Many wastewater professionals say the Clean Water Act gave them their career. For Ms. Dorman the Act led to San Diego’s Clean Water Program and dozens of construction projects she’s worked on and led.

“My work has been in response to Clean Water Act requirements,” said Ms. Dorman. “It has supported our industry and major advances such as the Pure Water project. Much of the engineering research and academic work addressing wastewater challenges were completed because the Clean Water Act brought them to the forefront.”

Following the EPA consent decree requirements, two water reclamation plants were completed in the 1990s, one in north county and another in the south. They distribute tertiary treated water for landscape irrigation and for San Diego’s growing industrial businesses.

Now under construction, phase 1 of the Pure Water program will use advanced treatment technologies to produce 30 million gallons per day of safe, clean drinking water for the city. The purified water will be added to a nearby reservoir. The EPA is providing a $733 million WIFIA loan to help finance construction.

The City aims to eventually achieve 50% of their drinking water supply from the Pure Water facility.

“I think the Clean Water Act spurred our whole water recycling program,” said Ms. Dorman.  “The first step was building the non-drinking water reclamation plants. Now with Pure Water, we’re progressing into the ability to take it even further. That’s really going to help us maximize how much we’re able to recycle.”

How do you go from a Bay full of sewage in the 1950s to building one of the most advanced treatment systems in the world in 2021? One step at a time said Mr. Gibson from the Regional Board.

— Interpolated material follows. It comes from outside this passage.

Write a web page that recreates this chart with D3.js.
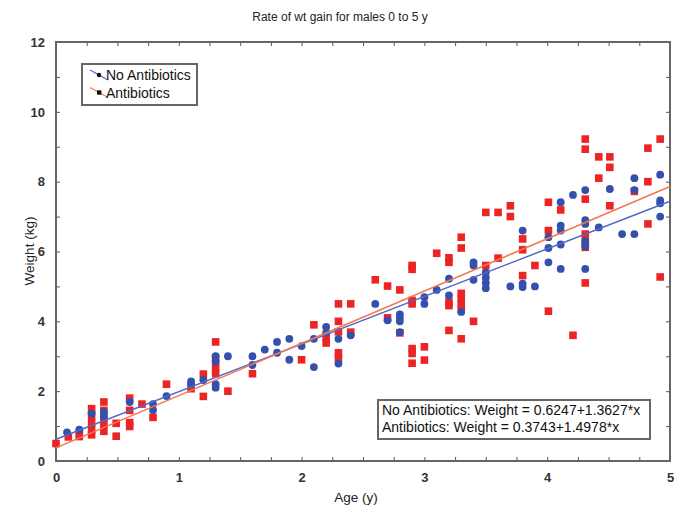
<!DOCTYPE html>
<html>
<head>
<meta charset="utf-8">
<script src="https://cdn.jsdelivr.net/npm/d3@7"></script>
<style>
  body { margin: 0; background: #fff; }
  svg { display: block; font-family: "Liberation Sans", Arial, sans-serif; }
</style>
</head>
<body>
<svg></svg>
<script>
// [age (y), weight (kg)]
var noAntibiotics = [
  [0.09,0.82],[0.19,0.9],[0.29,1.36],[0.39,1.41],[0.39,1.27],[0.6,1.69],[0.79,1.63],[0.79,1.46],
  [0.9,1.86],[1.1,2.28],[1.1,2.2],[1.2,2.32],[1.3,3.0],[1.3,2.85],[1.3,2.2],[1.3,2.1],[1.4,3.0],
  [1.6,3.0],[1.6,2.75],[1.7,3.19],[1.8,3.41],[1.8,3.1],[1.9,3.5],[1.9,2.9],[2.0,3.29],[2.1,3.5],
  [2.1,2.69],[2.2,3.84],[2.2,3.67],[2.3,3.5],[2.3,2.79],[2.4,3.6],[2.6,4.5],[2.7,4.03],[2.8,4.2],
  [2.8,4.1],[2.8,4.0],[2.8,3.69],[3.0,4.69],[3.0,4.5],[3.1,4.9],[3.2,5.22],[3.2,4.74],[3.3,4.27],
  [3.4,5.69],[3.4,5.6],[3.4,5.19],[3.5,5.4],[3.5,5.25],[3.5,5.1],[3.5,4.95],[3.7,5.0],[3.8,6.6],
  [3.8,5.08],[3.8,4.98],[3.9,5.0],[4.01,6.41],[4.01,6.1],[4.01,5.69],[4.11,7.41],[4.11,6.74],
  [4.11,6.6],[4.11,6.2],[4.11,5.5],[4.21,7.62],[4.31,7.76],[4.31,6.9],[4.31,6.79],[4.31,6.3],
  [4.31,6.15],[4.31,5.5],[4.42,6.69],[4.51,7.79],[4.61,6.5],[4.71,6.5],[4.71,8.1],[4.71,7.76],
  [4.92,8.2],[4.92,7.46],[4.92,7.38],[4.92,7.0]
];
var antibiotics = [
  [0.0,0.5],[0.1,0.69],[0.19,0.8],[0.19,0.7],[0.29,1.5],[0.29,1.3],[0.29,1.1],[0.29,0.9],[0.29,0.75],
  [0.39,1.69],[0.39,1.45],[0.39,1.25],[0.39,1.05],[0.39,0.85],[0.49,1.08],[0.49,0.71],[0.6,1.8],
  [0.6,1.45],[0.6,1.1],[0.6,0.99],[0.7,1.63],[0.79,1.25],[0.9,2.2],[1.1,2.07],[1.2,2.49],[1.2,1.85],
  [1.3,3.41],[1.3,2.94],[1.3,2.7],[1.3,2.5],[1.4,2.0],[1.6,2.5],[2.0,2.9],[2.1,3.9],[2.2,3.55],
  [2.2,3.38],[2.3,4.5],[2.3,4.0],[2.3,3.7],[2.3,3.1],[2.3,2.95],[2.4,4.5],[2.4,3.69],[2.6,5.19],
  [2.7,5.01],[2.7,4.1],[2.8,4.9],[2.8,3.67],[2.9,5.6],[2.9,5.49],[2.9,4.6],[2.9,4.5],[2.9,3.22],
  [2.9,3.08],[2.9,2.8],[3.0,3.27],[3.0,2.89],[3.1,5.95],[3.2,5.82],[3.2,5.69],[3.2,4.55],[3.2,4.45],
  [3.2,3.74],[3.3,6.41],[3.3,6.1],[3.3,4.8],[3.3,4.65],[3.3,4.5],[3.3,4.35],[3.3,3.5],[3.4,4.0],
  [3.5,5.6],[3.5,7.12],[3.6,7.12],[3.6,5.81],[3.7,7.31],[3.7,7.0],[3.8,6.36],[3.8,6.05],[3.8,5.31],
  [3.9,5.6],[4.01,7.41],[4.01,6.6],[4.01,4.29],[4.11,7.19],[4.21,3.6],[4.31,9.22],[4.31,8.93],
  [4.31,7.5],[4.31,6.5],[4.31,6.3],[4.31,6.12],[4.31,5.1],[4.42,8.71],[4.42,8.1],[4.51,8.71],
  [4.51,8.41],[4.51,7.31],[4.71,7.72],[4.82,8.96],[4.82,8.0],[4.82,6.79],[4.92,9.22],[4.92,5.27]
];
// regression: intercept, slope
var fitNoAb = [0.6247, 1.3627],
    fitAb = [0.3743, 1.4978];
var seriesNames = ["No Antibiotics", "Antibiotics"];
var equations = ["No Antibiotics: Weight = 0.6247+1.3627*x", "Antibiotics: Weight = 0.3743+1.4978*x"];
var xMajor = [0, 1, 2, 3, 4, 5],
    yMajor = [0, 2, 4, 6, 8, 10, 12];

var width = 679, height = 511,
    m = { left: 56, right: 670, top: 42, bottom: 461 },
    blue = "#3450ac", red = "#ec2424",
    blueLine = "#5468c8", redLine = "#f2784e";

var svg = d3.select("svg").attr("width", width).attr("height", height);

var x = d3.scaleLinear().domain([0, 5]).range([m.left, m.right]),
    y = d3.scaleLinear().domain([0, 12]).range([m.bottom, m.top]);

// title and axis labels
svg.append("text").attr("x", 340).attr("y", 21).attr("text-anchor", "middle")
  .attr("font-size", 12).attr("fill", "#222").text("Rate of wt gain for males 0 to 5 y");
svg.append("text").attr("x", 356).attr("y", 502).attr("text-anchor", "middle")
  .attr("font-size", 13.5).attr("fill", "#222").text("Age (y)");
svg.append("text").attr("transform", "translate(34,251) rotate(-90)").attr("text-anchor", "middle")
  .attr("font-size", 13.5).attr("fill", "#222").text("Weight (kg)");

// axes with inward ticks on all four sides
var xMinor = d3.range(0, 5.001, 0.25), yMinor = d3.range(0, 12.001, 1);
function styleAxis(g) {
  g.select(".domain").remove();
  g.selectAll(".tick line").attr("stroke", "#555");
  g.selectAll(".tick text").attr("font-size", 13).attr("font-weight", "bold").attr("fill", "#333")
    .attr("font-family", "Liberation Sans, Arial, sans-serif");
}
svg.append("g").attr("transform", `translate(0,${m.bottom})`)
  .call(d3.axisBottom(x).tickValues(xMinor).tickSize(-4).tickPadding(12)
    .tickFormat(function(d) { return xMajor.indexOf(d) >= 0 ? d : ""; }))
  .call(styleAxis);
svg.append("g").attr("transform", `translate(0,${m.top})`)
  .call(d3.axisTop(x).tickValues(xMinor).tickSize(-4).tickFormat(""))
  .call(styleAxis);
svg.append("g").attr("transform", `translate(${m.left},0)`)
  .call(d3.axisLeft(y).tickValues(yMinor).tickSize(-4).tickPadding(11)
    .tickFormat(function(d) { return yMajor.indexOf(d) >= 0 ? d : ""; }))
  .call(styleAxis);
svg.append("g").attr("transform", `translate(${m.right},0)`)
  .call(d3.axisRight(y).tickValues(yMinor).tickSize(-4).tickFormat(""))
  .call(styleAxis);

// plot frame
svg.append("rect").attr("x", m.left).attr("y", m.top)
  .attr("width", m.right - m.left).attr("height", m.bottom - m.top)
  .attr("fill", "none").attr("stroke", "#666").attr("stroke-width", 2);

var plot = svg.append("g");

// points
plot.selectAll("rect.ab").data(antibiotics).enter().append("rect")
  .attr("class", "ab")
  .attr("x", function(d) { return x(d[0]) - 3.8; })
  .attr("y", function(d) { return y(d[1]) - 3.8; })
  .attr("width", 7.6).attr("height", 7.6)
  .attr("fill", red);

plot.selectAll("circle.noab").data(noAntibiotics).enter().append("circle")
  .attr("class", "noab")
  .attr("cx", function(d) { return x(d[0]); })
  .attr("cy", function(d) { return y(d[1]); })
  .attr("r", 3.9)
  .attr("fill", blue);

// regression lines
var line = d3.line().x(function(d) { return x(d[0]); }).y(function(d) { return y(d[1]); });
[[fitNoAb, blueLine], [fitAb, redLine]].forEach(function(f) {
  plot.append("path")
    .datum([0, 5].map(function(a) { return [a, f[0][0] + f[0][1] * a]; }))
    .attr("d", line).attr("fill", "none")
    .attr("stroke", f[1]).attr("stroke-width", 1.5);
});

// legend
var legend = svg.append("g");
legend.append("rect").attr("x", 82).attr("y", 64).attr("width", 115).attr("height", 41)
  .attr("fill", "#fff").attr("stroke", "#666").attr("stroke-width", 2);
[[blueLine, blue, "circle"], [redLine, red, "square"]].forEach(function(s, i) {
  var cy = 75 + i * 17.5;
  legend.append("line").attr("x1", 90).attr("y1", cy - 5).attr("x2", 108).attr("y2", cy + 5)
    .attr("stroke", s[0]).attr("stroke-width", 1.2);
  if (s[2] === "circle") {
    legend.append("circle").attr("cx", 99).attr("cy", cy).attr("r", 2.2).attr("fill", "#111");
  } else {
    legend.append("rect").attr("x", 97).attr("y", cy - 2.2).attr("width", 4.4).attr("height", 4.4).attr("fill", "#111");
  }
  legend.append("text").attr("x", 106).attr("y", cy + 5).attr("font-size", 14)
    .attr("fill", "#111").text(seriesNames[i]);
});

// equation box
var eq = svg.append("g");
eq.append("rect").attr("x", 378).attr("y", 400).attr("width", 272).attr("height", 39)
  .attr("fill", "#fff").attr("stroke", "#666").attr("stroke-width", 2);
equations.forEach(function(t, i) {
  eq.append("text").attr("x", 382).attr("y", 415 + i * 17).attr("font-size", 14)
    .attr("fill", "#111").text(t);
});
</script>
</body>
</html>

“It was the success stories that propelled the Water Board forward from 1972 to present, to do the right thing in the face of rather significant opposition,” said Mr. Gibson. “None of those permit decisions were popular. It was bad for business. It would impair military defense. It would cost the public too much money. It’s only after you work through the issues, identify where there are reasonable changes to be made and rely upon scientific evidence to guide permitting do we get those success stories. Then we look back and say, ‘Wow, it was really bad back then and it’s so much better now.’ It’s easy to take that for granted.”

Another secret to the region’s success is a commitment to research and planning. At each major turning point in the history of the sewage system, City leaders would initiate a study and consider multiple options. There are dozens of ideas, treatment plants and projects that were carefully considered but never built.

“A lot of thought and science went into our projects, such as examining the viability of the advanced primary treatment at Point Loma and its ability not to impact the marine environment.” Said Mr. Rosales. “With the Pure Water Program we’re taking more of that mass balance out of the discharge and it shows San Diego’s dedication to the environment and at the same time developing a local water resource. These projects demonstrate a lot of thought and good planning by San Diego officials over many, many years.”